Wouldn’t it make sense, in terms of reducing outbreaks, if we were just a trace more open and a smidgen less morbidly ashamed about the subject?  Shouldn’t kids know the warning signs, and shout them to the rooftops?  I did tell the twins’ preschool about Outbreak Number One, but I did so wimpily, relying on the anonymity I was afforded.  Shouldn’t I have been encouraged – even cheered as a good citizen – for informing the parents of all my kids’ playmates that exposure might have occurred? 
Perhaps even more importantly, why in the name of all that is small and itchy did I face Outbreak Number One in such a state of ignorance?  Why wasn’t I taught about lice in school?  My own first-grade outbreak was hush-hush.  Seventh grade “health” class skipped subjects like head colds, stomach flu, and lice, and jumped straight to horrifying photos of diseased genitalia.  This latter information, thank goodness, has been knowledge that I’ve never had to put to any sort of use.  But I’m betting that a good 50% of my seventh-grade classmates, who are now 41 or 42, have had to do a bit of nitpicking on the small heads of their progeny.
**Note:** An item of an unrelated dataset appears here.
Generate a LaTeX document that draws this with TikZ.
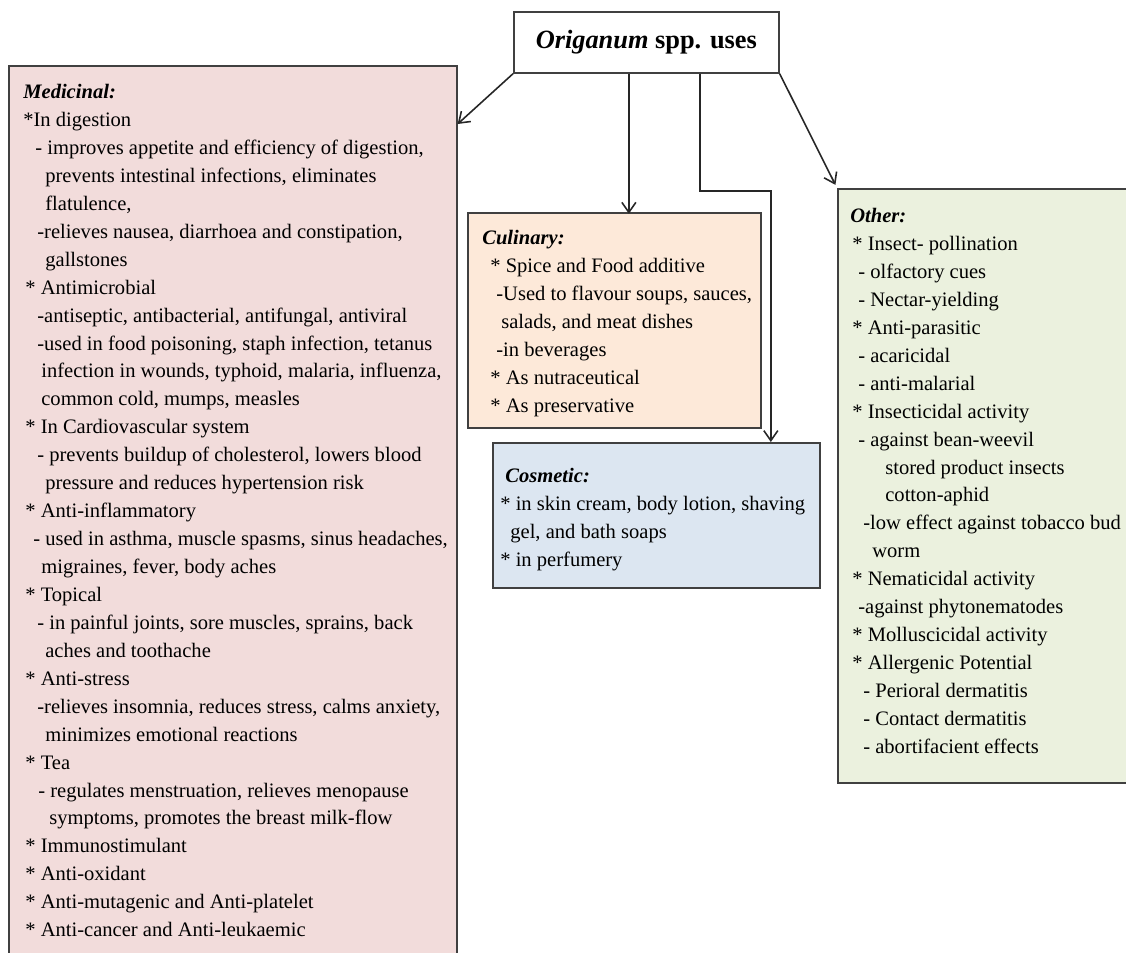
\documentclass[tikz,border=0pt]{standalone}
\usepackage{fontspec}
\setmainfont{Liberation Serif}
\usepackage{xcolor}
\usetikzlibrary{arrows.meta,positioning}
\definecolor{medfill}{HTML}{F2DCDB}
\definecolor{culfill}{HTML}{FDE9D9}
\definecolor{cosfill}{HTML}{DCE6F1}
\definecolor{othfill}{HTML}{EBF1DE}
\newlength\pxl
\setlength\pxl{0.02cm}
\newcommand{\ind}[1]{\hspace*{#1\pxl}}
\tikzset{
  basic/.style  = {draw=black!75, line width=1pt, rectangle, anchor=north west, inner sep=0pt},
  rootbox/.style = {basic, fill=white, font=\fontsize{15}{18}\selectfont\bfseries},
  medbox/.style = {basic, fill=medfill},
  culbox/.style = {basic, fill=culfill},
  cosbox/.style = {basic, fill=cosfill},
  othbox/.style = {basic, fill=othfill},
  txt/.style    = {anchor=north west, inner sep=0pt, align=left,
                   font=\fontsize{11.7}{15.9}\selectfont},
  arr/.style    = {->, draw=black!85, line width=0.9pt}
}

\begin{document}
\begin{tikzpicture}[x=0.02cm, y=-0.02cm,
  >={Straight Barb[length=2mm,width=2.8mm]}]
\useasboundingbox (0,0) rectangle (1126,953);

% root and the four boxes
\node[rootbox, minimum width=5.3cm, minimum height=1.22cm] (title) at (513,11)
  {\textit{Origanum} spp. uses};
\node[medbox, minimum width=8.96cm, minimum height=18.2cm] (med) at (8,65) {};
\node[culbox, minimum width=5.86cm, minimum height=4.3cm] (cul) at (467,212) {};
\node[cosbox, minimum width=6.54cm, minimum height=2.9cm] (cos) at (492,442) {};
\node[othbox, minimum width=6.2cm, minimum height=11.88cm] (oth) at (837,188) {};

% texts inside the boxes
\node[txt] (medtxt) at (23,84) {%
\textbf{\textit{Medicinal:}}\\
*In digestion\\
\ind{12}- improves appetite and efficiency of digestion,\\
\ind{22}prevents intestinal infections, eliminates\\
\ind{22}flatulence,\\
\ind{14}-relieves nausea, diarrhoea and constipation,\\
\ind{22}gallstones\\
\ind{2}* Antimicrobial\\
\ind{14}-antiseptic, antibacterial, antifungal, antiviral\\
\ind{14}-used in food poisoning, staph infection, tetanus\\
\ind{18}infection in wounds, typhoid, malaria, influenza,\\
\ind{18}common cold, mumps, measles\\
\ind{2}* In Cardiovascular system\\
\ind{14}- prevents buildup of cholesterol, lowers blood\\
\ind{22}pressure and reduces hypertension risk\\
\ind{2}* Anti-inflammatory\\
\ind{10}- used in asthma, muscle spasms, sinus headaches,\\
\ind{18}migraines, fever, body aches\\
\ind{2}* Topical\\
\ind{14}- in painful joints, sore muscles, sprains, back\\
\ind{22}aches and toothache\\
\ind{2}* Anti-stress\\
\ind{14}-relieves insomnia, reduces stress, calms anxiety,\\
\ind{22}minimizes emotional reactions\\
\ind{2}* Tea\\
\ind{15}- regulates menstruation, relieves menopause\\
\ind{26}symptoms, promotes the breast milk-flow\\
\ind{2}* Immunostimulant\\
\ind{2}* Anti-oxidant\\
\ind{2}* Anti-mutagenic and Anti-platelet\\
\ind{2}* Anti-cancer and Anti-leukaemic};

\node[txt] (cultxt) at (482,230) {%
\textbf{\textit{Culinary:}}\\
\ind{8}* Spice and Food additive\\
\ind{14}-Used to flavour soups, sauces,\\
\ind{19}salads, and meat dishes\\
\ind{14}-in beverages\\
\ind{8}* As nutraceutical\\
\ind{8}* As preservative};

\node[txt] (costxt) at (500,468) {%
\ind{5}\textbf{\textit{Cosmetic:}}\\
* in skin cream, body lotion, shaving\\
\ind{10}gel, and bath soaps\\
* in perfumery};

\node[txt] (othtxt) at (850,208) {%
\textbf{\textit{Other:}}\\
\ind{2}* Insect- pollination\\
\ind{8}- olfactory cues\\
\ind{8}- Nectar-yielding\\
\ind{2}* Anti-parasitic\\
\ind{8}- acaricidal\\
\ind{8}- anti-malarial\\
\ind{2}* Insecticidal activity\\
\ind{8}- against bean-weevil\\
\ind{35}stored product insects\\
\ind{35}cotton-aphid\\
\ind{13}-low effect against tobacco bud\\
\ind{22}worm\\
\ind{2}* Nematicidal activity\\
\ind{8}-against phytonematodes\\
\ind{2}* Molluscicidal activity\\
\ind{2}* Allergenic Potential\\
\ind{13}- Perioral dermatitis\\
\ind{13}- Contact dermatitis\\
\ind{13}- abortifacient effects};

% connectors
\draw[arr] (title.south west) -- ([yshift=-1.18cm]med.north east);
\draw[arr] ([xshift=-0.35cm]title.south) -- ++(0,140);
\draw[arr] ([xshift=1.07cm]title.south) -- ++(0,117) -| ([xshift=2.29cm]cos.north);
\draw[arr, shorten >=2pt] (title.south east) -- (oth.north west);

\end{tikzpicture}
\end{document}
Wouldn’t it be a good idea if we came clean about the fact that “coming clean” doesn’t have much to do with it?  Ok, so your kid may be more likely to contract lice if he or she snuggles up with little buddies over a picture book, is free and loose with the hugs, or enjoys a good bout of wrestling.  But, come on, who doesn’t?  So, snugglers and wrestlers unite!  Speak freely about that little itch that is most definitely telling you something.  Spread the knowledge, spread the word.  Together we can make the world, if not a Better Place in a grand and cosmic sense, at least a little less… lousy.